Keep Kalangitan Landfill Open

As a concerned taxpayer, I oppose the closure of the Kalangitan Sanitary Landfill, a decision by the Bases Conversion and Development Authority (BCDA) that threatens our community’s well-being, economy, and environment.

Transprency. We demand full transparency from the BCDA, with comprehensive details on why the closure is necessary and its real consequences, not mere press releases and general statements. Access to public records, studies, and meeting minutes is crucial for accountability and informed decision-making. Public hearings and community meetings are vital for directly addressing our concerns. We must actively voice our opposition during public consultations by submitting detailed written comments.

More importantly, it is crucial to reveal the identities and capabilities of the companies managing the landfills in Floridablanca and Porac. According to BCDA insider information, their revised masterplan prioritizes transforming the Kalangitan sanitary landfill into a recreational area featuring golf courses, omitting it from future landfill operations. Renato Abong Tayag Jr., President of ARAW-ACI and a watershed advocate, should raise awareness about these developments.

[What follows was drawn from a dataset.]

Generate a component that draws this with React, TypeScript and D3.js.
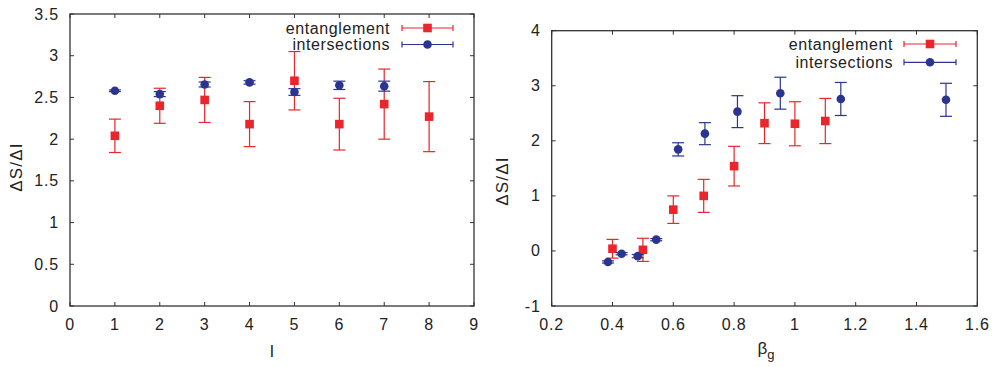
import React from "react";
import * as d3 from "d3";

// Left panel: vs l
const lValues = [1, 2, 3, 4, 5, 6, 7, 8];
const entL = [2.04, 2.40, 2.47, 2.18, 2.70, 2.18, 2.42, 2.27];
const entLErr = [0.2, 0.21, 0.27, 0.27, 0.35, 0.31, 0.42, 0.42];
const intLx = [1, 2, 3, 4, 5, 6, 7];
const intL = [2.58, 2.54, 2.655, 2.68, 2.565, 2.645, 2.635];
const intLErr = [0.01, 0.03, 0.03, 0.02, 0.04, 0.05, 0.06];

// Right panel: vs beta_g
const entBx = [0.4, 0.5, 0.6, 0.7, 0.8, 0.9, 1.0, 1.1];
const entB = [0.04, 0.02, 0.75, 1.0, 1.54, 2.32, 2.31, 2.36];
const entBErr = [0.17, 0.21, 0.25, 0.3, 0.36, 0.37, 0.4, 0.41];
const intBx = [0.385, 0.43, 0.483, 0.544, 0.616, 0.704, 0.811, 0.952, 1.151, 1.497];
const intB = [-0.2, -0.05, -0.095, 0.205, 1.845, 2.13, 2.53, 2.865, 2.76, 2.745];
const intBErr = [0.02, 0.02, 0.03, 0.02, 0.12, 0.2, 0.29, 0.29, 0.3, 0.3];

const leftXTicks = [0, 1, 2, 3, 4, 5, 6, 7, 8, 9];
const leftYTicks = [0, 0.5, 1, 1.5, 2, 2.5, 3, 3.5];
const rightXTicks = [0.2, 0.4, 0.6, 0.8, 1, 1.2, 1.4, 1.6];
const rightYTicks = [-1, 0, 1, 2, 3, 4];

const seriesNames = ["entanglement", "intersections"];

const RED = "#e8262b";
const BLUE = "#2b3590";
const AXIS = "#333";
const FONT = "'Liberation Sans', Arial, Helvetica, sans-serif";
const FS = 16;

type PanelProps = {
  x0: number; x1: number; y0: number; y1: number;
  xDomain: [number, number]; yDomain: [number, number];
  xTicks: number[]; yTicks: number[];
  ent: { x: number[]; y: number[]; e: number[] };
  inter: { x: number[]; y: number[]; e: number[] };
  xLabel: React.ReactNode; xLabelX: number; xLabelY: number;
  yLabelX: number; yLabelY: number;
  legendTextX: number; legendLineX0: number; legendLineX1: number; legendY0: number; legendY1: number;
};

function ErrBar({ cx, yt, yb, color }: { cx: number; yt: number; yb: number; color: string }) {
  const cw = 6;
  return (
    <g stroke={color} strokeWidth={1.2} fill="none">
      <line x1={cx} x2={cx} y1={yt} y2={yb} />
      <line x1={cx - cw} x2={cx + cw} y1={yt} y2={yt} />
      <line x1={cx - cw} x2={cx + cw} y1={yb} y2={yb} />
    </g>
  );
}

function Square({ cx, cy }: { cx: number; cy: number }) {
  const s = 8.6;
  return <rect x={cx - s / 2} y={cy - s / 2} width={s} height={s} fill={RED} />;
}
function Dot({ cx, cy }: { cx: number; cy: number }) {
  return <circle cx={cx} cy={cy} r={4.3} fill={BLUE} />;
}

function Panel(p: PanelProps) {
  const xs = d3.scaleLinear().domain(p.xDomain).range([p.x0, p.x1]);
  const ys = d3.scaleLinear().domain(p.yDomain).range([p.y1, p.y0]);
  const tl = 4;
  const fmt = (v: number) => String(+v.toFixed(2));
  const legendSample = (y: number, color: string, marker: React.ReactNode) => (
    <g>
      <g stroke={color} strokeWidth={1.2}>
        <line x1={p.legendLineX0} x2={p.legendLineX1} y1={y} y2={y} />
        <line x1={p.legendLineX0} x2={p.legendLineX0} y1={y - 3} y2={y + 3} />
        <line x1={p.legendLineX1} x2={p.legendLineX1} y1={y - 3} y2={y + 3} />
      </g>
      {marker}
    </g>
  );
  const mid = (p.legendLineX0 + p.legendLineX1) / 2;
  return (
    <g fontFamily={FONT} fontSize={FS} fill="#222">
      {/* ticks */}
      <g stroke={AXIS} strokeWidth={1}>
        {p.xTicks.map((t, i) => (
          <g key={"xt" + i}>
            <line x1={xs(t)} x2={xs(t)} y1={p.y1} y2={p.y1 - tl} />
            <line x1={xs(t)} x2={xs(t)} y1={p.y0} y2={p.y0 + tl} />
          </g>
        ))}
        {p.yTicks.map((t, i) => (
          <g key={"yt" + i}>
            <line x1={p.x0} x2={p.x0 + tl} y1={ys(t)} y2={ys(t)} />
            <line x1={p.x1} x2={p.x1 - tl} y1={ys(t)} y2={ys(t)} />
          </g>
        ))}
      </g>
      <rect x={p.x0} y={p.y0} width={p.x1 - p.x0} height={p.y1 - p.y0} fill="none" stroke={AXIS} strokeWidth={1.3} />
      {p.xTicks.map((t, i) => (
        <text key={"xl" + i} x={xs(t)} y={p.y1 + 24} textAnchor="middle" letterSpacing={0.8}>{fmt(t)}</text>
      ))}
      {p.yTicks.map((t, i) => (
        <text key={"yl" + i} x={p.x0 - 11} y={ys(t) + 5.5} textAnchor="end" letterSpacing={0.8}>{fmt(t)}</text>
      ))}
      <text x={p.xLabelX} y={p.xLabelY} textAnchor="middle" fontSize={17}>{p.xLabel}</text>
      <text transform={`translate(${p.yLabelX},${p.yLabelY}) rotate(-90)`} textAnchor="middle" fontSize={17} letterSpacing={1.2}>ΔS/ΔI</text>

      {/* entanglement */}
      {p.ent.x.map((x, i) => (
        <ErrBar key={"ee" + i} cx={xs(x)} yt={ys(p.ent.y[i] + p.ent.e[i])} yb={ys(p.ent.y[i] - p.ent.e[i])} color={RED} />
      ))}
      {p.ent.x.map((x, i) => (
        <Square key={"es" + i} cx={xs(x)} cy={ys(p.ent.y[i])} />
      ))}
      {/* intersections */}
      {p.inter.x.map((x, i) => (
        <ErrBar key={"ie" + i} cx={xs(x)} yt={ys(p.inter.y[i] + p.inter.e[i])} yb={ys(p.inter.y[i] - p.inter.e[i])} color={BLUE} />
      ))}
      {p.inter.x.map((x, i) => (
        <Dot key={"id" + i} cx={xs(x)} cy={ys(p.inter.y[i])} />
      ))}

      {/* legend */}
      <text x={p.legendTextX} y={p.legendY0 + 5.5} textAnchor="end" letterSpacing={0.6}>{seriesNames[0]}</text>
      <text x={p.legendTextX} y={p.legendY1 + 5.5} textAnchor="end" letterSpacing={0.6}>{seriesNames[1]}</text>
      {legendSample(p.legendY0, RED, <Square cx={mid} cy={p.legendY0} />)}
      {legendSample(p.legendY1, BLUE, <Dot cx={mid} cy={p.legendY1} />)}
    </g>
  );
}

export default function App() {
  return (
    <svg width={994} height={367} style={{ position: "absolute", left: 0, top: 0, background: "#fff" }}>
      <Panel
        x0={70} x1={474} y0={14} y1={306}
        xDomain={[0, 9]} yDomain={[0, 3.5]}
        xTicks={leftXTicks} yTicks={leftYTicks}
        ent={{ x: lValues, y: entL, e: entLErr }}
        inter={{ x: intLx, y: intL, e: intLErr }}
        xLabel="l" xLabelX={272} xLabelY={357}
        yLabelX={22} yLabelY={167}
        legendTextX={390} legendLineX0={402} legendLineX1={453} legendY0={28} legendY1={44.5}
      />
      <Panel
        x0={551.7} x1={977.3} y0={30.7} y1={306}
        xDomain={[0.2, 1.6]} yDomain={[-1, 4]}
        xTicks={rightXTicks} yTicks={rightYTicks}
        ent={{ x: entBx, y: entB, e: entBErr }}
        inter={{ x: intBx, y: intB, e: intBErr }}
        xLabel={<>β<tspan fontSize={13} dy={5}>g</tspan></>} xLabelX={766} xLabelY={354}
        yLabelX={508} yLabelY={181}
        legendTextX={893} legendLineX0={904} legendLineX1={956} legendY0={44} legendY1={62.3}
      />
    </svg>
  );
}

Public Petition. A well-organized petition can show strong community support. Forming coalitions with neighbors, hospitals, clinics, and industries can amplify our voice against the closure. We must also be ready to utilize formal appeal processes to challenge this decision swiftly and effectively.

Legal Action. It’s necessary because the closure contravenes laws.

Public Welfare. The Kalangitan Sanitary Landfill is crucial for our community’s waste management. Its closure could lead to public health issues, job losses, and economic downturns. By exercising our rights to information, participation, petition, appeal, legal action, media engagement, and advocacy, we can protect our community’s interests. The closure of the Kalangitan Sanitary Landfill is a matter of public welfare, and we must stand firm to keep it operational.

Win-Win Solution: I’m not against the development of other landfills; in fact, I encourage their construction in each province, town, or city to waive tipping fees. However shutting down the Kalangitan landfill will not only increase transportation costs for LGUs and hospitals from Northern Luzon, such as Benguet, Pangasinan, and parts of Metro Manila. The Porac and Floridablanca landfills could serve as alternative sites, benefiting nearby communities by providing necessary waste management solutions while being prepared to become fully operational.

DENR Comprehensive, Balance Approach. In a report by Princess Clea Arcellaz for Sunstar Pampanga, Department of Environment and Natural Resources Secretary Maria Antonia Loyzaga has emphasized the need for a comprehensive approach to solid waste management as the Kalangitan Sanitary Landfill in Capas, Tarlac is set to close this October.

Loyzaga’s call came after approximately 122 local government units (LGUs) from Pampanga, Tarlac, Bulacan, Nueva Ecija, Zambales, Bataan, Pangasinan, and Benguet requested her assistance in postponing the landfill’s closure.

The LGUs highlighted that the Kalangitan Sanitary Landfill, managed by Metro Clark Waste Management Corporation (MCWMC), plays a crucial role in the regional waste management system, processing up to 4,000 tons of trash daily.

The anticipated shutdown has also raised alarms among around 1,000 hospitals in Metro Manila, Central Luzon, and some parts of the LGUs, particularly concerning the disposal of toxic waste, which could pose serious health risks to patients and workers. This means all existing contracts between LGUs, other industries and MCWM are terminated.

Loyzaga stressed that proper coordination and strategic planning are essential to address the challenges arising from the landfill’s closure. She further noted that a balanced and strategic approach is necessary to manage the closure while ensuring compliance with environmental standards and addressing public health concerns.

The environmental impact of our garbage crisis outweighs legal arguments by the BCDA. Changing strategies during a crisis is unwise. While new landfills are beneficial, shutting down Kalangitan is not. Existing clients, including LGUs and hospitals, have a 98% payment success rate due to Metro Clark Waste Management’s performance. Instead of closure, we should focus on decentralizing waste management and developing alternative sites.

More Impacts. Closing a sanitary landfill now is inadvisable due to several concerns. It poses significant public health risks, as waste accumulation in urban areas could increase disease and pest infestations. Environmentally, improper disposal practices like illegal dumping or burning could become more common, causing harm.

Alternative facilities may not be ready to handle the waste volume, leading to inefficiencies and hazards. Economically, closure could increase waste management costs and lead to job losses and economic downturns for local communities dependent on the landfill.